Identifying Tarsal Coalition and Its Symptoms
Although tarsal coalition is usually already present at birth, in many cases it isn’t identified until early adolescences or even adulthood. Children’s skeletons are still soft and flexible; the pain and stiffness of a tarsal coalition may not arrive until the bones mature, harden, and eventually grow into one another, connected by bone or tough cartilage.

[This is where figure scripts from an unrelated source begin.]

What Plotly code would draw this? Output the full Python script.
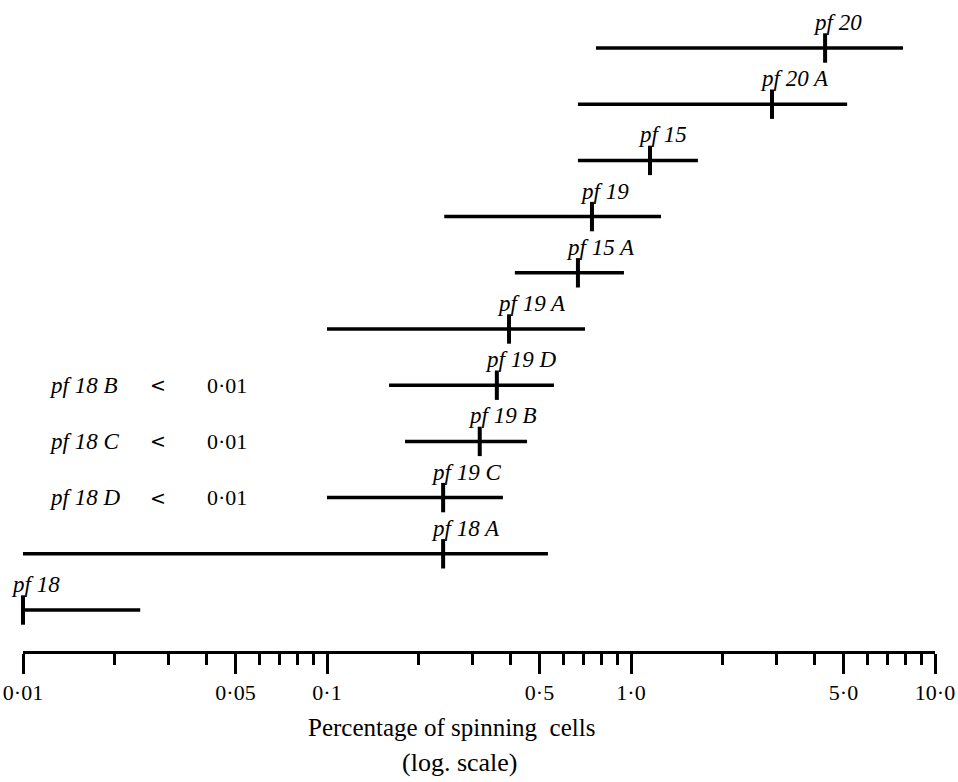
import math
import plotly.graph_objects as go

# ---------------- data ----------------
strains = ["pf 20", "pf 20 A", "pf 15", "pf 19", "pf 15 A", "pf 19 A",
           "pf 19 D", "pf 19 B", "pf 19 C", "pf 18 A", "pf 18"]
point = [4.35, 2.91, 1.155, 0.744, 0.669, 0.397, 0.362, 0.318, 0.241, 0.241, 0.01]
low = [0.767, 0.669, 0.669, 0.243, 0.415, 0.1, 0.160, 0.1806, 0.1, 0.01, 0.01]
high = [7.85, 5.14, 1.66, 1.255, 0.948, 0.706, 0.558, 0.455, 0.379, 0.533, 0.0243]

below_names = ["pf 18 B", "pf 18 C", "pf 18 D"]
below_rows = ["pf 19 D", "pf 19 B", "pf 19 C"]   # rows they share a level with
below_value = "0·01"

tick_vals = [0.01, 0.05, 0.1, 0.5, 1.0, 5.0, 10.0]
tick_text = ["0·01", "0·05", "0·1", "0·5", "1·0", "5·0", "10·0"]
minor_vals = [0.02, 0.03, 0.04, 0.06, 0.07, 0.08, 0.09,
              0.2, 0.3, 0.4, 0.6, 0.7, 0.8, 0.9,
              2.0, 3.0, 4.0, 6.0, 7.0, 8.0, 9.0]

x_title = "Percentage of spinning  cells"
x_subtitle = "(log. scale)"

# ---------------- figure ----------------
n = len(strains)
rows = [n - 1 - i for i in range(n)]  # top row highest
FONT = "Liberation Serif"

W, H = 958, 782
AX_L, AX_R, AX_Y, TOP = 23, 935, 651, 10
L, R, T, B = AX_L, W - AX_R, TOP, H - AX_Y
pw, ph = W - L - R, H - T - B


def px_x(px):
    return (px - L) / pw


def px_y(py):
    return (AX_Y - py) / ph


fig = go.Figure()

lx, ly = [], []
for lo, hi, r in zip(low, high, rows):
    lx += [lo, hi, None]
    ly += [r, r, None]
fig.add_trace(go.Scatter(x=lx, y=ly, mode="lines",
                         line=dict(color="black", width=3.5),
                         cliponaxis=False,
                         hoverinfo="skip", showlegend=False))
fig.add_trace(go.Scatter(x=point, y=rows, mode="markers",
                         marker=dict(symbol="line-ns", size=21,
                                     line=dict(width=4, color="black")),
                         cliponaxis=False,
                         text=strains, showlegend=False))

ann = []
for name, p, r in zip(strains, point, rows):
    ann.append(dict(x=math.log10(p), y=r, xref="x", yref="y", text=name,
                    showarrow=False, xanchor="left", yanchor="bottom",
                    xshift=-14, yshift=11,
                    font=dict(family=FONT, size=23, color="black", style="italic")))

for name, rowname in zip(below_names, below_rows):
    r = rows[strains.index(rowname)]
    ann.append(dict(x=px_x(47), y=r, xref="paper", yref="y", text=name,
                    showarrow=False, xanchor="left", yanchor="middle",
                    font=dict(family=FONT, size=23, color="black", style="italic")))
    ann.append(dict(x=px_x(158), y=r, xref="paper", yref="y", text="<",
                    showarrow=False, xanchor="center", yanchor="middle",
                    font=dict(family="DejaVu Sans", size=19, color="black")))
    ann.append(dict(x=px_x(205), y=r, xref="paper", yref="y", text=below_value,
                    showarrow=False, xanchor="left", yanchor="middle",
                    font=dict(family=FONT, size=22, color="black")))

ann.append(dict(x=px_x(451), y=px_y(727), xref="paper", yref="paper", text=x_title,
                showarrow=False, xanchor="center", yanchor="middle",
                font=dict(family=FONT, size=25, color="black")))
ann.append(dict(x=px_x(460), y=px_y(762), xref="paper", yref="paper", text=x_subtitle,
                showarrow=False, xanchor="center", yanchor="middle",
                font=dict(family=FONT, size=26, color="black")))

row_px0, row_gap = 610.0, 56.2
y_lo = (row_px0 - AX_Y) / row_gap
y_hi = (row_px0 - TOP) / row_gap

fig.update_layout(
    width=W, height=H,
    margin=dict(l=L, r=R, t=T, b=B, pad=0, autoexpand=False),
    paper_bgcolor="white", plot_bgcolor="white",
    annotations=ann,
    xaxis=dict(type="log", range=[-2, 1], showgrid=False, zeroline=False,
               automargin=False, ticklabeloverflow="allow",
               showline=True, linecolor="black", linewidth=3,
               ticks="outside", ticklen=20, tickwidth=3, tickcolor="black",
               tickmode="array", tickvals=tick_vals, ticktext=tick_text,
               tickfont=dict(family=FONT, size=22, color="black"),
               minor=dict(tickmode="array", tickvals=minor_vals, ticks="outside",
                          ticklen=11, tickwidth=3, tickcolor="black", showgrid=False)),
    yaxis=dict(range=[y_lo, y_hi], visible=False, showgrid=False, zeroline=False,
               automargin=False),
)

fig.write_html("out.html",
               config={"displayModeBar": False},
               post_script="document.body.style.margin='0';document.body.style.overflow='hidden';")
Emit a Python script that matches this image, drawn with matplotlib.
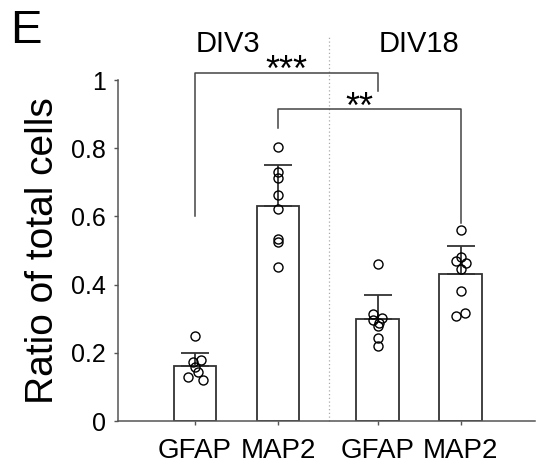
import numpy as np
import matplotlib
matplotlib.use('Agg')
import matplotlib.pyplot as plt

plt.rcParams['font.family'] = ['Liberation Sans', 'DejaVu Sans']

labels = ['GFAP', 'MAP2', 'GFAP', 'MAP2']
means = [0.16, 0.63, 0.30, 0.43]
errs = [0.04, 0.12, 0.07, 0.083]

pts_gfap3 = [0.250, 0.179, 0.172, 0.159, 0.145, 0.128, 0.120]
pts_map2_3 = [0.804, 0.731, 0.712, 0.663, 0.621, 0.533, 0.525, 0.451]
pts_gfap18 = [0.460, 0.313, 0.301, 0.296, 0.288, 0.279, 0.243, 0.220]
pts_map2_18 = [0.560, 0.480, 0.469, 0.462, 0.445, 0.382, 0.316, 0.308]
points = [pts_gfap3, pts_map2_3, pts_gfap18, pts_map2_18]

# small horizontal jitter of the dots, as in the figure
jit_gfap3 = [0, 0.07, -0.03, 0, 0.035, -0.08, 0.1]
jit_map2_3 = [0, 0, 0, 0, 0, 0, 0, 0]
jit_gfap18 = [0, -0.05, 0.05, -0.05, 0.02, 0, 0, 0]
jit_map2_18 = [0, 0, -0.05, 0.06, 0, 0, 0.05, -0.05]
jitter = [jit_gfap3, jit_map2_3, jit_gfap18, jit_map2_18]

xpos = [1, 2, 3.2, 4.2]
dark = '#333333'

fig = plt.figure(figsize=(5.53, 4.65), dpi=100)
ax = fig.add_axes([0.2134, 0.0946, 0.754, 0.7333])

ax.bar(xpos, means, width=0.51, color='white', edgecolor=dark, linewidth=1.3, zorder=2)
ax.errorbar(xpos, means, yerr=[np.zeros(4), errs], fmt='none', ecolor=dark,
            elinewidth=1.3, capsize=10, capthick=1.3, zorder=3)
for x, pts, jit in zip(xpos, points, jitter):
    ax.plot(np.array(jit) + x, pts, 'o', mfc='none', mec='black', ms=6.5, mew=1.0, zorder=4)

# divider between DIV3 and DIV18
ax.plot([2.61, 2.61], [0, 1.125], ls=(0, (1, 2)), color='#aaaaaa', lw=0.9, clip_on=False, zorder=1)

# significance brackets
ax.plot([1, 1, 3.2, 3.2], [0.60, 1.02, 1.02, 0.968], color='#444444', lw=1.1, clip_on=False)
ax.text(2.1, 0.998, '***', ha='center', va='baseline', fontsize=26, clip_on=False)
ax.plot([2, 2, 4.2, 4.2], [0.86, 0.915, 0.915, 0.58], color='#444444', lw=1.1, clip_on=False)
ax.text(2.98, 0.889, '**', ha='center', va='baseline', fontsize=26, clip_on=False)

ax.text(1.4, 1.105, 'DIV3', ha='center', va='center', fontsize=21)
ax.text(3.7, 1.105, 'DIV18', ha='center', va='center', fontsize=21)
fig.text(0.019, 0.933, 'E', fontsize=34, ha='left', va='center')

ax.set_xlim(0.072, 5.096)
ax.set_ylim(0, 1)
ax.set_xticks(xpos)
ax.set_xticklabels(labels, fontsize=20)
ax.set_yticks([0, 0.2, 0.4, 0.6, 0.8, 1])
ax.set_yticklabels(['0', '0.2', '0.4', '0.6', '0.8', '1'], fontsize=18)
ax.tick_params(axis='y', length=3, width=1, color='#555555', pad=6)
ax.tick_params(axis='x', length=3, width=1, color='#555555', pad=9)
ax.set_ylabel('Ratio of total cells', fontsize=28, labelpad=7)

for s in ['top', 'right']:
    ax.spines[s].set_visible(False)
for s in ['left', 'bottom']:
    ax.spines[s].set_color('#555555')
    ax.spines[s].set_linewidth(1.1)

fig.savefig('out.png', dpi=100)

Relatively minor cases may never cause significant noticeable symptoms, remaining undiscovered indefinitely. For those less fortunate, however, symptoms often appear around age 8 to age 16 and may include:
- Stiffness and pain, particularly in the ankle and back half of the foot
- A rigid flat foot
- Feet and legs that tired quickly during activity
- Muscle spasms
Tarsal coalition affects either one or both feet with roughly equal frequency. In most cases a physical examination and digital X-rays will be required to confirm a diagnosis.
Treating Tarsal Coalition Conservatively
We know what you’re thinking, and the good news is no, not all cases require surgery. In fact, most cases can be adequately managed via conservative therapies, and no treatment is necessary if there are no symptoms.
A typical conservative approach to tarsal coalition may include:
- Shoe inserts or orthotics. The right insert will be determined on a case-by-case basis, but may include arch supports, heel cups, wedges, or other pieces. Custom orthotics are created using a mold or scan of the affected foot and crafted specifically to distribute weight away from the affected area.
- Physical therapy. Massage, ultrasound therapy, and exercises to improve flexibility and range of motion may be recommended.
- Immobilization. A temporary boot or cast protects the foot long enough for pain and swelling to subside.
- Rest, ice, OTC pain relievers, and/or steroid injections may also be considered to provide temporary pain relief.
Tarsal Coalition Surgery
If conservative treatments do not provide adequate relief, then we may consider surgery. The decision about whether or not to pursue surgery, as well as which procedure (or procedures) to select, will depend on things like the size and location of the coalition, the age and health status of the patient, and other factors.
The two most common procedures are:
- Resection. Here, the connecting tissue holding bones together is removed and replaced with softer tissues transplanted from elsewhere. This is the most common and preferred type of surgery, as it does the best job at preserving a natural foot motion.
- Fusion. In severe cases with more extensive pain or deformity, permanently fusing the bones to prevent painful joint movement may be required. This will of course lock certain joints into place and restrict certain motions; however, most people can still learn to participate in normal physical activities successfully, without pain.